Chart of the Day: Check out how much Singapore’s bank lending has plummeted
On back of weaker trade conditions.
Don’t expect loan growth to rise for Singapore’s banks soon as analysts from Moody’s say softer economic conditions in the city-state and in Asia will compound weak credit demand from businesses.
According to a report by Moody’s, Singapore’s domestic bank loans contracted by 2% year-on-year in March 2016, led by a 4% contraction in business loans.
“Cross border loans (so-called Asia currency unit, or ACU) contracted by a more material 9% for the same period, because of the banks' much weaker trade finance business,” the report noted.
Meanwhile, Moody’s also expects mild deterioration in the banks’ asset quality for the next one and a half year, driven by softer economic and trade growth in Asia.

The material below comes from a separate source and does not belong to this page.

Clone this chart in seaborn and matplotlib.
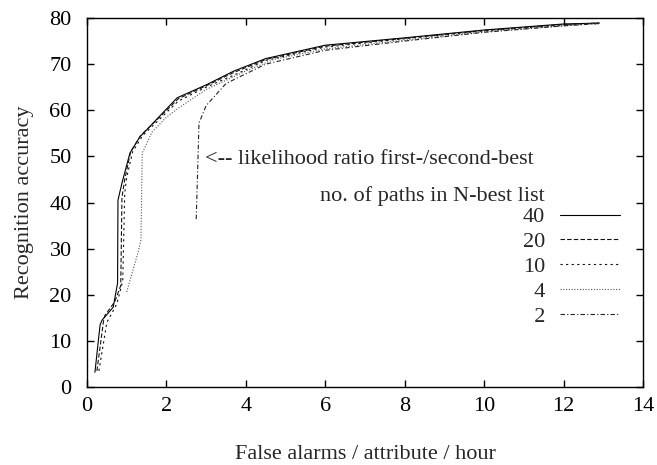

“Most of the deterioration will likely come from domestic and foreign corporates – which borrowed extensively during the current low interest rate environment which started in 2009 – and from energy-related companies,” Moody’s noted.
“In contrast, we expect that the quality of household loans will remain stable because of the relatively benign employment conditions in Singapore and the low risk of a material property market correction. Under our central scenario, the consolidated problem loans ratio for the three large Singapore banks will increase to 1.8% by end-2017 from 1.1% at end-March 2016,” it added.